■ TO DO:
Of all the lines in the records below, how many hold the word "Python"? Give the number alone.

■ Records contained in a dataset:

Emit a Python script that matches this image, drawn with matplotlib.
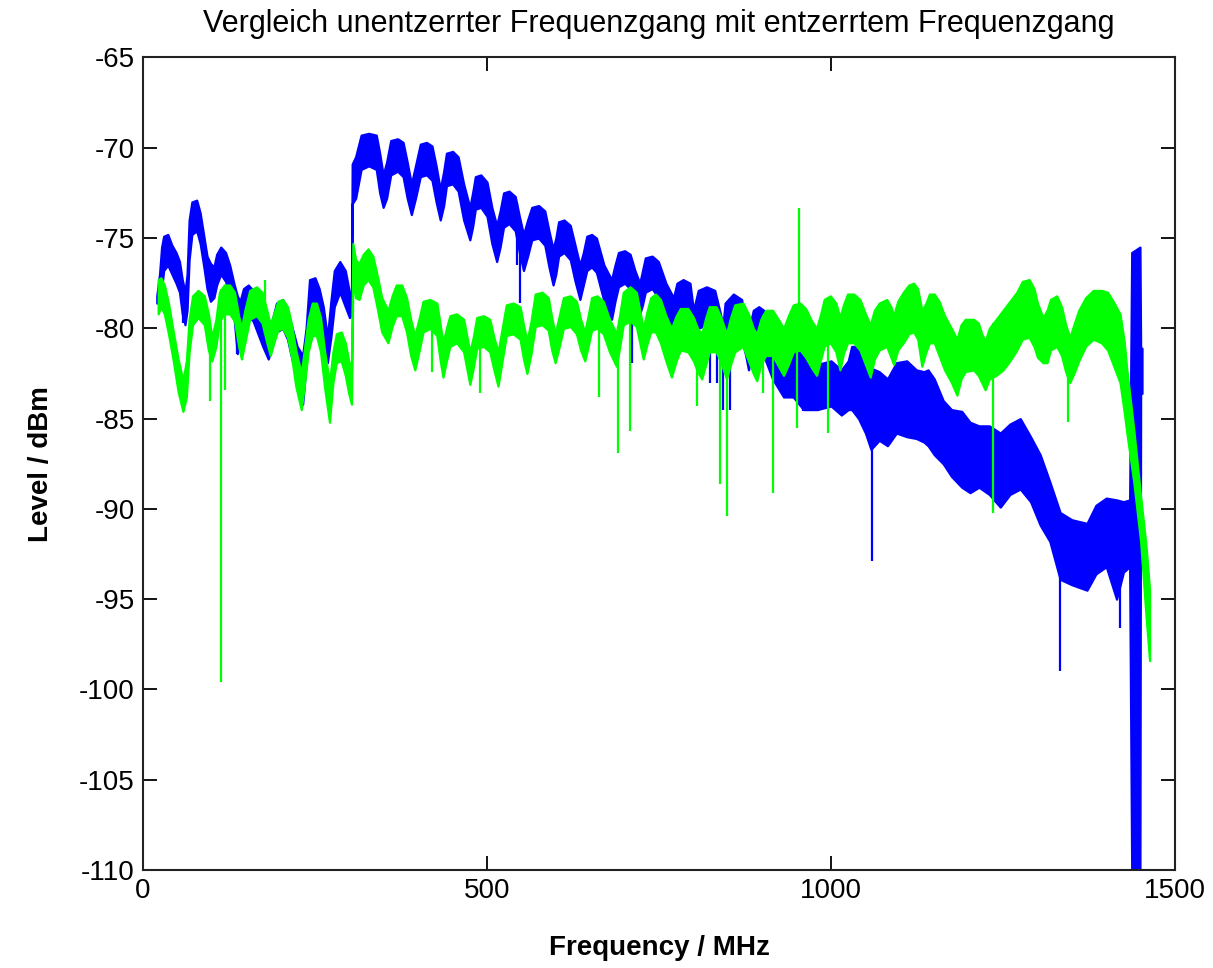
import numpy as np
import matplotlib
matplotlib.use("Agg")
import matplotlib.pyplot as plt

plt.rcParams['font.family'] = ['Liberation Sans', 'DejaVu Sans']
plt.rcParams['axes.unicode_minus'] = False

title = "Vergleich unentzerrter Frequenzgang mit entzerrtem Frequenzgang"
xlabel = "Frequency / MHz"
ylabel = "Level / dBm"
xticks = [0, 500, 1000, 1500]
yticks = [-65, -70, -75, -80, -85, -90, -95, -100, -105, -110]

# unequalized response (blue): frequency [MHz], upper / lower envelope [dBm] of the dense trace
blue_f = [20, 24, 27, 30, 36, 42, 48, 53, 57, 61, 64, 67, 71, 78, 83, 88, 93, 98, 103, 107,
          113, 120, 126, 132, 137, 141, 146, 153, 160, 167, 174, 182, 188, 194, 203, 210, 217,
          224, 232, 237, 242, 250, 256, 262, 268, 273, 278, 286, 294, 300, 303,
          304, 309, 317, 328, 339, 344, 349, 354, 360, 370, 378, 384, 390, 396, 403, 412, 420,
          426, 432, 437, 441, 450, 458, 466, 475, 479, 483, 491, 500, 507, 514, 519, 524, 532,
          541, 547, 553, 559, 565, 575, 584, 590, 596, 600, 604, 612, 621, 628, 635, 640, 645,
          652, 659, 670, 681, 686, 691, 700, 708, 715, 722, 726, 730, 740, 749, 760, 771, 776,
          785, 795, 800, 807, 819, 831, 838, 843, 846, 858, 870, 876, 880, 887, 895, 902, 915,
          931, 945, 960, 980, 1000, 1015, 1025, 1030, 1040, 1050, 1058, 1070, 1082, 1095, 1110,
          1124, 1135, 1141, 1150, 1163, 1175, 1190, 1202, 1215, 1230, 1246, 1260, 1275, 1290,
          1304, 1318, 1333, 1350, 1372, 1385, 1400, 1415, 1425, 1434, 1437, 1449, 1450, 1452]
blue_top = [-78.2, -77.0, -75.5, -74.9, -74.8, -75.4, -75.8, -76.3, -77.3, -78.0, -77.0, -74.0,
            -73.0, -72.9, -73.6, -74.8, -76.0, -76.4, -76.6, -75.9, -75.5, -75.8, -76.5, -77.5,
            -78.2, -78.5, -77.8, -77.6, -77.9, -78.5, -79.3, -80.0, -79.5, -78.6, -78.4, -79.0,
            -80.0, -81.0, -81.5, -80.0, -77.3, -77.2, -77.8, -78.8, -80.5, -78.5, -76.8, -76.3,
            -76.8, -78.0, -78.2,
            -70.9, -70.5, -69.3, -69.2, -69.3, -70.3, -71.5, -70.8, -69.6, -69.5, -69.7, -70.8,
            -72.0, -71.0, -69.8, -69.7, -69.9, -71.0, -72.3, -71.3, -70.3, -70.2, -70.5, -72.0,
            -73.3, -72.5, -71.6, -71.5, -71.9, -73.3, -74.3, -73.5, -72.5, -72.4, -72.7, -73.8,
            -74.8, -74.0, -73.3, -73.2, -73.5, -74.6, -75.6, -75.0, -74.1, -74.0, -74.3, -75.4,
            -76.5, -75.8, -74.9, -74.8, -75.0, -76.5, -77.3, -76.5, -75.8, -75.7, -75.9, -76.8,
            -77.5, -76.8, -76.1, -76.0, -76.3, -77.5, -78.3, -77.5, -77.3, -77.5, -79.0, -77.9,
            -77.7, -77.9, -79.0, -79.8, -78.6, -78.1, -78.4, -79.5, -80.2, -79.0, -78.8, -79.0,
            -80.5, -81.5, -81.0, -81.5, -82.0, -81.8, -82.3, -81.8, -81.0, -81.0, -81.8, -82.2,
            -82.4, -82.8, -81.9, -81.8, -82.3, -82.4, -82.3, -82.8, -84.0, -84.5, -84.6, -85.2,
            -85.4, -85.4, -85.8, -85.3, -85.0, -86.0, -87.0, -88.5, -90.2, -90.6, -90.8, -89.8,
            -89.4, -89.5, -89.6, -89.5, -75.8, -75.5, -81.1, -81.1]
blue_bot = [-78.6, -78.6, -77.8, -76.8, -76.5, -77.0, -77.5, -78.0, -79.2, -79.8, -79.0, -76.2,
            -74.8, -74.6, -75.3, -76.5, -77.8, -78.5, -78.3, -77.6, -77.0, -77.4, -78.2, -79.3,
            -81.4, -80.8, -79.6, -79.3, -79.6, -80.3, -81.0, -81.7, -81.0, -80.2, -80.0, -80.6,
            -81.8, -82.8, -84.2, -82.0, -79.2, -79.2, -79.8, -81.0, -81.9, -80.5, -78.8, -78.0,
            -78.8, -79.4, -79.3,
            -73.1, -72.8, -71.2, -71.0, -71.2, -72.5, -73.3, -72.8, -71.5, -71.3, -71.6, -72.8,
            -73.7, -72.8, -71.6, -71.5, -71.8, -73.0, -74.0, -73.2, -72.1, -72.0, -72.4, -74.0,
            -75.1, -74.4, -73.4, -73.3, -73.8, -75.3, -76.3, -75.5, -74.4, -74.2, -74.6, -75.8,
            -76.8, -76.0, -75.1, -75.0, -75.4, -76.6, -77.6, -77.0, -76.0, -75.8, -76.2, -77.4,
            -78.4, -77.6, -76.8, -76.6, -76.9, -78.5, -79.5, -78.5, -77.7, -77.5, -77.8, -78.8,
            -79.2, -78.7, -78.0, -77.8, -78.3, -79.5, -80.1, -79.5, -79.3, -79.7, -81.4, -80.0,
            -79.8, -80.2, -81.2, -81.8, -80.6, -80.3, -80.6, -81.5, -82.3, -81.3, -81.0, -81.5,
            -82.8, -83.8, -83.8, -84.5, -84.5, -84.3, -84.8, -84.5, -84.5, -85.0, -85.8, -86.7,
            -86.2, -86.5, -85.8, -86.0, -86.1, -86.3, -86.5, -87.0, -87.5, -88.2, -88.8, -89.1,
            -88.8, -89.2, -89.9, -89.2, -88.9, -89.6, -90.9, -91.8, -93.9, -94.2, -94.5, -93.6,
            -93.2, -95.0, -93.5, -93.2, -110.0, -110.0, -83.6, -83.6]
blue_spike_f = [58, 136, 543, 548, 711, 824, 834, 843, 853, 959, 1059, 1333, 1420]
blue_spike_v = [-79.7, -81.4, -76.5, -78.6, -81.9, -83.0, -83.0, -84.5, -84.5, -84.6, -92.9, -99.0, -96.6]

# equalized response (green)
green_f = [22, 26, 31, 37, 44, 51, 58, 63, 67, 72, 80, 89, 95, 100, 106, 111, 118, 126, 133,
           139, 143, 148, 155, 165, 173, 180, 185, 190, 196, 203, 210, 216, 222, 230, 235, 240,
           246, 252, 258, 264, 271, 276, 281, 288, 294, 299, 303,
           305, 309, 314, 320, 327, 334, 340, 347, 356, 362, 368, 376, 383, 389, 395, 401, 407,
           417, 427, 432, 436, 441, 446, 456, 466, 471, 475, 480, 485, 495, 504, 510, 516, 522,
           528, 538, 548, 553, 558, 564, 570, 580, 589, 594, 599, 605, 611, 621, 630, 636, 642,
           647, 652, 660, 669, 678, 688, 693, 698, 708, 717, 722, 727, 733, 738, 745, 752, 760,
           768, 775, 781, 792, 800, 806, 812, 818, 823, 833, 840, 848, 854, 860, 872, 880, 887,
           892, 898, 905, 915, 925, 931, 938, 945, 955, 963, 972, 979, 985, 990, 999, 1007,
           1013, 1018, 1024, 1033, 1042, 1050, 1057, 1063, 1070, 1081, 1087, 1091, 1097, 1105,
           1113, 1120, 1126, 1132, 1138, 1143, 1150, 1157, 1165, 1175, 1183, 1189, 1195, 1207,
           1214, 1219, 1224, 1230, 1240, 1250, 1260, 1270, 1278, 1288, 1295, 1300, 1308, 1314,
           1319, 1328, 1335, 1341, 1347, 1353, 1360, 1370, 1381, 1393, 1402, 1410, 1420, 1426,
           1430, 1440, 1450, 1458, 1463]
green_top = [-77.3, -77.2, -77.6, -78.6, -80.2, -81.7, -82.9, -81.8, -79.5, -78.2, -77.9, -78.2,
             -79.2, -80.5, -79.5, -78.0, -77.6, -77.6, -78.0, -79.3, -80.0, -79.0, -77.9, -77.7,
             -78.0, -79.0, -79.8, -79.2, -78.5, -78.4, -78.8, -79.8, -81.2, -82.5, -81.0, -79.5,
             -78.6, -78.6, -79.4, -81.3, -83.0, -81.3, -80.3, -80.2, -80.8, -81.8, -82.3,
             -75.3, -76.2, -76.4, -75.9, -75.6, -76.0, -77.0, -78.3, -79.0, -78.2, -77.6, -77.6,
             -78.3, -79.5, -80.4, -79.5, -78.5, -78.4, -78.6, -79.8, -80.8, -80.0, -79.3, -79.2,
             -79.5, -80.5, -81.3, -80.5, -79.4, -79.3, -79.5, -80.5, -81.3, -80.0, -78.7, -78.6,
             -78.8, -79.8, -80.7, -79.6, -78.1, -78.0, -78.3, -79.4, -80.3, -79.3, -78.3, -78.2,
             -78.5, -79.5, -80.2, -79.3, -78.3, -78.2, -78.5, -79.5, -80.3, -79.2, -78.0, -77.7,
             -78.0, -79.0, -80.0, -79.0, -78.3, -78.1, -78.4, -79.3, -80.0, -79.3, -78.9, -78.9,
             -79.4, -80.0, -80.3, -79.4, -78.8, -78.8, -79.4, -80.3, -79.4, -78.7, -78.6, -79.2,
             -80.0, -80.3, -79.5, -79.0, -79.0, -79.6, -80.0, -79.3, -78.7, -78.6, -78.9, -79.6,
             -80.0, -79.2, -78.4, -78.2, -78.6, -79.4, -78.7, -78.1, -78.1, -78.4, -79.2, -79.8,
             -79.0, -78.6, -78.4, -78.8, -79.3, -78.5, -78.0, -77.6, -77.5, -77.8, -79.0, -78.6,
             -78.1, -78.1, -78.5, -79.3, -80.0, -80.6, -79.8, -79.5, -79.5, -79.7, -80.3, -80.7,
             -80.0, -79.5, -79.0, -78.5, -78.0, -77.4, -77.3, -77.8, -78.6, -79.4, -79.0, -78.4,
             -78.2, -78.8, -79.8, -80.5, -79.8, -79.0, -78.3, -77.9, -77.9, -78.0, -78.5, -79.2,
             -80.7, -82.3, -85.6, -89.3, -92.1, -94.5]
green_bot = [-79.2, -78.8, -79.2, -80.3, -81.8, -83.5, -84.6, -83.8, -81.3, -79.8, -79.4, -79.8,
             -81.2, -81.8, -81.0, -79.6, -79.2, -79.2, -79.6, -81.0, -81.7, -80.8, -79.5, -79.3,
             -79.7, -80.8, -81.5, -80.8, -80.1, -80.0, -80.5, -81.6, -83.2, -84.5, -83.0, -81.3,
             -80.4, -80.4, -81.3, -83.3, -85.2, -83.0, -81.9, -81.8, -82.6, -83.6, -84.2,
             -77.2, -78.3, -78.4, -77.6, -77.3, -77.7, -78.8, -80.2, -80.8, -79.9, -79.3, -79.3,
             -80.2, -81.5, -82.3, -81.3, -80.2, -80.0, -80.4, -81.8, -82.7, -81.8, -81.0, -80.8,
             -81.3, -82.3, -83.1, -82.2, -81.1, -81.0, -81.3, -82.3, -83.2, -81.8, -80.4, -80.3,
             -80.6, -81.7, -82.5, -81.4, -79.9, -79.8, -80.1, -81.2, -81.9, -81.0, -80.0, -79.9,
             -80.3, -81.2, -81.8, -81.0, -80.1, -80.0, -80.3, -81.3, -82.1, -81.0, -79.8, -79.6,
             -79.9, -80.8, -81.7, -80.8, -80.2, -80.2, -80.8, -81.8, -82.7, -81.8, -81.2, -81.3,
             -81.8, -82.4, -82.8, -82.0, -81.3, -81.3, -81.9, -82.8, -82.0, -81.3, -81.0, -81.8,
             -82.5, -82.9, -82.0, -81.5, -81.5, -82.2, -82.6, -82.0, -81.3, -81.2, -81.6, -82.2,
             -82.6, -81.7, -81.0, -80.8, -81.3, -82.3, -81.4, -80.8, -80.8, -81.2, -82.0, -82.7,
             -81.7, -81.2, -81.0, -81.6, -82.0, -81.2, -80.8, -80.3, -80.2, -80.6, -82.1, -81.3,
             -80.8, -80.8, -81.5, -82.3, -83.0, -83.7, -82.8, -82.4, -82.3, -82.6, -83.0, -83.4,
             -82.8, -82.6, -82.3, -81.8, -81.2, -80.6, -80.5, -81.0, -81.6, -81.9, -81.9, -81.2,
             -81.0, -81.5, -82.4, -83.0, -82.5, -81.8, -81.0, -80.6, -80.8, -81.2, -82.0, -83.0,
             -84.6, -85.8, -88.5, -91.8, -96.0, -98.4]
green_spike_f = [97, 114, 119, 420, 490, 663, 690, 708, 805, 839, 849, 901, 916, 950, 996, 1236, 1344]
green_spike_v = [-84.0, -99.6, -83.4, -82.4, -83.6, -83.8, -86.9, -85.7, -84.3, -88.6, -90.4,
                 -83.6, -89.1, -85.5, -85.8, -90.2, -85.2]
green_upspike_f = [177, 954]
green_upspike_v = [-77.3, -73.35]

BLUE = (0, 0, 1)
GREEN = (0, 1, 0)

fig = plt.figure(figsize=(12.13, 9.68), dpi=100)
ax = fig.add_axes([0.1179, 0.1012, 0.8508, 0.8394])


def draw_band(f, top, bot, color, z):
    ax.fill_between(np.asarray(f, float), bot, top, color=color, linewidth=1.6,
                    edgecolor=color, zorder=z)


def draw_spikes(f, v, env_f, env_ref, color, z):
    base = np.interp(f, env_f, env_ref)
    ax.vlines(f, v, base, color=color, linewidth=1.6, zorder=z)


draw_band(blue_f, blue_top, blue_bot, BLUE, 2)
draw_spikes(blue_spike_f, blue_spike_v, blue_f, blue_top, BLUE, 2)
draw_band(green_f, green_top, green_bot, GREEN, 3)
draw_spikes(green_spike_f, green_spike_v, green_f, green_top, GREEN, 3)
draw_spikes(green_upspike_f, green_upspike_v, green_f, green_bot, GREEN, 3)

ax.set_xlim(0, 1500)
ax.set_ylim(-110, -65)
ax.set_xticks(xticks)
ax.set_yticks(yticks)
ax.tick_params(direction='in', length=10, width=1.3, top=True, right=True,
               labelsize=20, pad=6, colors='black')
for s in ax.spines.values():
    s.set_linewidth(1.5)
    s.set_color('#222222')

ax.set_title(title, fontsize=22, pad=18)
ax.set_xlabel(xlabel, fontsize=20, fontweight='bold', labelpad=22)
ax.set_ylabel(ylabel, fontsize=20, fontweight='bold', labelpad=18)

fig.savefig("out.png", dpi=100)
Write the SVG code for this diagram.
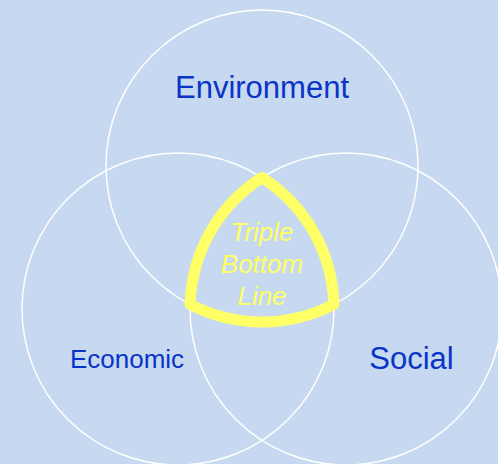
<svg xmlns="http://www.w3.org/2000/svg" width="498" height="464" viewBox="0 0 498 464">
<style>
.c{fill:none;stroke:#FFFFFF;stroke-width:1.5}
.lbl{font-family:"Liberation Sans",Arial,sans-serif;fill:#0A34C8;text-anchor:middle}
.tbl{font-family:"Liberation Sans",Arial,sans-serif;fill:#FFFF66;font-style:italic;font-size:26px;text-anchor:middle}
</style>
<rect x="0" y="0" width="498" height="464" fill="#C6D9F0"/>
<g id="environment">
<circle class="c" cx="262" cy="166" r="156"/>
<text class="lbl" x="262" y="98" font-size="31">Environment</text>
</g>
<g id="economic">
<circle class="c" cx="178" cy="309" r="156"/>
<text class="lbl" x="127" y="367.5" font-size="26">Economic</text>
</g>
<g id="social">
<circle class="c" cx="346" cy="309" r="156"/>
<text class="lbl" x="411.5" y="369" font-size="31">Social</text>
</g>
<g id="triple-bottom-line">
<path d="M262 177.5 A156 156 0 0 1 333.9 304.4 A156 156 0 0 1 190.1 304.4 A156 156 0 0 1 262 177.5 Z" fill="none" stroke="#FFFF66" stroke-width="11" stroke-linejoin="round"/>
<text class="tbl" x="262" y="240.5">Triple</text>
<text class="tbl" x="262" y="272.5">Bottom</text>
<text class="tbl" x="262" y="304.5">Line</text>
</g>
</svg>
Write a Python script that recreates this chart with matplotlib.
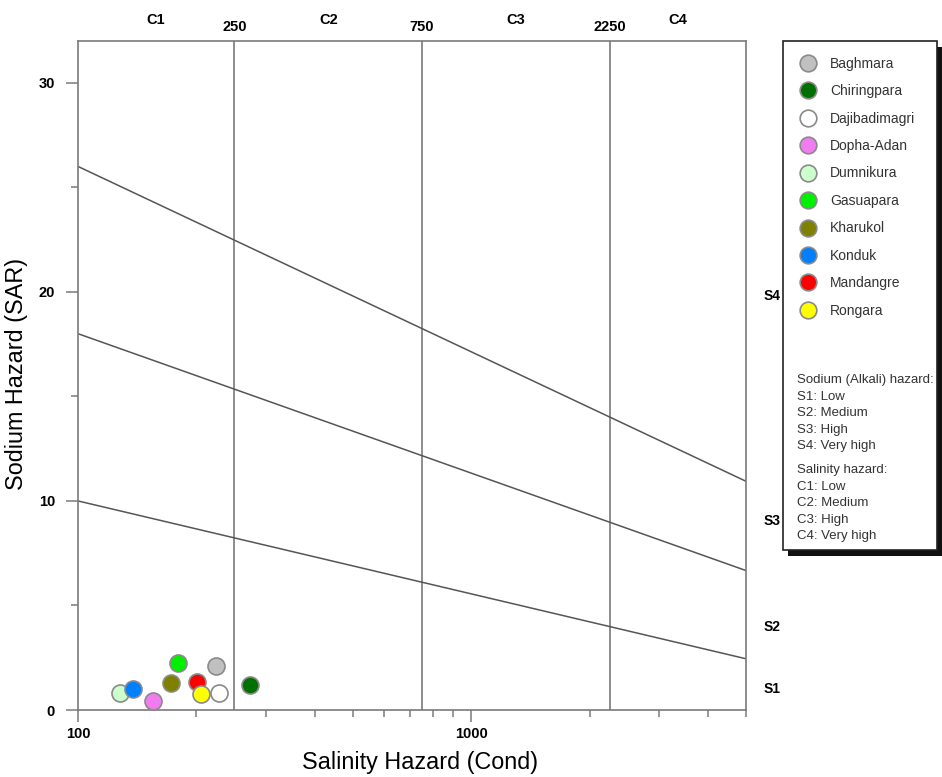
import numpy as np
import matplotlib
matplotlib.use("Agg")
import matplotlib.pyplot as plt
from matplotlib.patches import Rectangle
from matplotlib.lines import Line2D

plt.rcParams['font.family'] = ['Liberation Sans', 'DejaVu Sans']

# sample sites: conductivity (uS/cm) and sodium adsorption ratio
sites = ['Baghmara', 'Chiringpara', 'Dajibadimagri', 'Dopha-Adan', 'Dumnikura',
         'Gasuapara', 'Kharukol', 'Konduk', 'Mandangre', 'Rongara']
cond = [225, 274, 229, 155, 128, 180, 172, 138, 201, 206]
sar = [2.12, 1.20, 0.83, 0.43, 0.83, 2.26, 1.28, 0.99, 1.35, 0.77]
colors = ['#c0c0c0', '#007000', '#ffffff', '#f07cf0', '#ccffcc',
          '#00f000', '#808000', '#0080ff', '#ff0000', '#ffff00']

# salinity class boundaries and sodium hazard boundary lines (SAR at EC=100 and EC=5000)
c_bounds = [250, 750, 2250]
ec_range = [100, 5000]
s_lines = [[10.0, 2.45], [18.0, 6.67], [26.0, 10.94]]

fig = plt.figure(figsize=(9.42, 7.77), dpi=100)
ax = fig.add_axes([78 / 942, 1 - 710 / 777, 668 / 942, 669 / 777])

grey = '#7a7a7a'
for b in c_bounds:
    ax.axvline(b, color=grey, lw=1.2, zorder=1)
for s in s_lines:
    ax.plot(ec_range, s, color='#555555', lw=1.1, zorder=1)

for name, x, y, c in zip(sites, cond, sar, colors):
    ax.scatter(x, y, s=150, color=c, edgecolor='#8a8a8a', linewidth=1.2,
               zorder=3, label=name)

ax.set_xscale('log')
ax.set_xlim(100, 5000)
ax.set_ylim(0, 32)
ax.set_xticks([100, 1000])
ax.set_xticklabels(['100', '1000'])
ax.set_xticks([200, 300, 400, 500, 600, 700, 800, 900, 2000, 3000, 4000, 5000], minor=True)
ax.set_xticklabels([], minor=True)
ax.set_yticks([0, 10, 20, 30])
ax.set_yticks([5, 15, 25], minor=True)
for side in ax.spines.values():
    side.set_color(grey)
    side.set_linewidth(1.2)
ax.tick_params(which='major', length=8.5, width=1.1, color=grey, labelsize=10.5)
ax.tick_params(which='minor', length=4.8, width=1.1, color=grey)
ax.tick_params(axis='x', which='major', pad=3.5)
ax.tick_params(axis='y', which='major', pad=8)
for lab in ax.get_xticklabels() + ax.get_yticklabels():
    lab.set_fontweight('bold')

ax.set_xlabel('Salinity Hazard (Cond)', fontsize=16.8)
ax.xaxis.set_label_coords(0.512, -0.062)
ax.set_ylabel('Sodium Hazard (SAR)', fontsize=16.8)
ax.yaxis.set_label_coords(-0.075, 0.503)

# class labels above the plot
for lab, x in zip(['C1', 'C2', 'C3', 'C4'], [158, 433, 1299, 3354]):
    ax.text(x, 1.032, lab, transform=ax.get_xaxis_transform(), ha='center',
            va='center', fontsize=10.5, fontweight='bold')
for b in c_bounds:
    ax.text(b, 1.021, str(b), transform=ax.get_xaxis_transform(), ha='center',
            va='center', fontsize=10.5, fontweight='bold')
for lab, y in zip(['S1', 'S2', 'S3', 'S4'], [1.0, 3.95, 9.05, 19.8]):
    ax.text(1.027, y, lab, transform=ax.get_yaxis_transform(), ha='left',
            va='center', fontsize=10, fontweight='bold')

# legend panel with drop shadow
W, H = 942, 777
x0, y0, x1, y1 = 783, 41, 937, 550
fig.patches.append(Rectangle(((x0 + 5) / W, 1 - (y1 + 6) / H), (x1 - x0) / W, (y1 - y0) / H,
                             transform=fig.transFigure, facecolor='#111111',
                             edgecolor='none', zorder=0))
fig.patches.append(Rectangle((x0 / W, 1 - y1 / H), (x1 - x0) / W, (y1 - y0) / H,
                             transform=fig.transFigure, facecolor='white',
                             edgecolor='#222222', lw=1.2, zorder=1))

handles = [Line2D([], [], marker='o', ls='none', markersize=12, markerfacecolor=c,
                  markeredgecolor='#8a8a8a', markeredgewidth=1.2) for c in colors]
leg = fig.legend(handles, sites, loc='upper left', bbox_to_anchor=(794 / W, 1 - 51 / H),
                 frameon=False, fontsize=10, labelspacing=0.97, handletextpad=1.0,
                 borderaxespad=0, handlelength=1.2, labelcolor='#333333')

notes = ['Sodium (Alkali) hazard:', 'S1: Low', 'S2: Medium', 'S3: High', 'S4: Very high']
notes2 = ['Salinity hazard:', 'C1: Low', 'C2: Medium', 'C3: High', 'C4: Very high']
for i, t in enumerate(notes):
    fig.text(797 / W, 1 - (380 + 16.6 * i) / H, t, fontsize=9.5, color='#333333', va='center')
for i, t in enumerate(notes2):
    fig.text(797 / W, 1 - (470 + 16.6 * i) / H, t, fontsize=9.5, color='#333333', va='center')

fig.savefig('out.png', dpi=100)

■ ANSWER TO THE TASK:
2